People who enquire about fostering often ask us similar questions. Here you can find answers to frequently asked questions.
Am I too young or old to foster?
If you are over 21 and can provide a stable and caring home, you can foster. There is no upper age limit. The question we ask on age is - are you fit enough for our active children?
Is fostering only for married couples?
Definitely not. It does not matter whether you are married, in a partnership, single, separated, or in a same sex relationship. However, we do ask that any couples have lived together for at least two years and have a stable, caring relationship.
I have a disability, does this matter?
We will ask you how your particular disability affects your parenting, but most people can foster. We welcome the different life experiences that you can offer.
Can I foster if I am unemployed?
It does not matter that you are not working - we are looking for people who can offer a caring family. We do ask about family finances, but this applies to those in work as well as without.
What if I have no religion?
We welcome people from any religious faith - or none. We try to place children in families that reflect their religious backgrounds and so welcome foster carers of all persuasions.
I have some offences, can I foster?
Anyone who has committed serious criminal offences, including crimes against children, or violent offences will not be able to foster. In cases of other offences there is discretion.
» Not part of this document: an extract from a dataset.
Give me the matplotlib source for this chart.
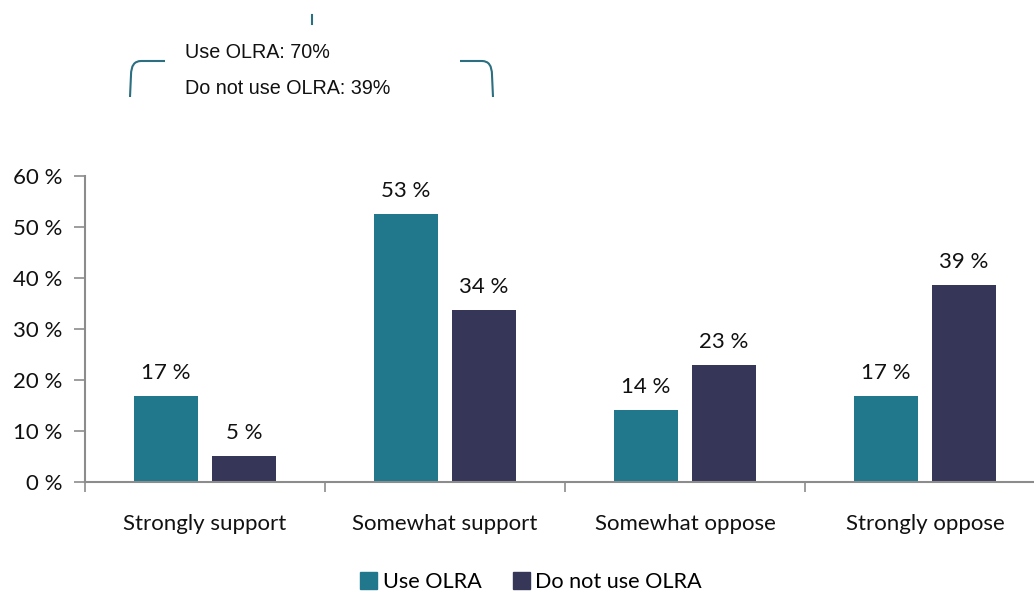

Do you need black foster carers?
We are actively seeking families for the same race, language and culture as our children; as we believe they can ideally meet their needs. We have many black and dual heritage children needing homes.
What if I smoke?
We encourage all foster carers and adopters to not smoke, or at least to only do so outside the house. To be approved to look after children aged under five or with certain health issues you must have stopped smoking for a minimum of a year.
What sort of checks do you do?
You'll need to complete a health check, declaration of suitability and Disclosure and Barring (DBS) checks (formerly CRB checks). We also ask you for three personal referees.
How long does the assessment process take?
The journey to becoming an approved foster carer is a two stage process.
I have children of my own, can I foster?
Yes. The views of your children are taken into account during the assessment process. For families with their own children, fostering is very much a shared experience. It is important that all members of the household are happy and willing to provide a stable, tolerant and understanding home.
Can I continue working?
Yes. If you work full time there are some types of fostering that may be more suited to you than others. This will be discussed during your assessment. If you are considering giving up your current job to become a foster carer we strongly advise that you take into account that you may not be guaranteed a placement immediately.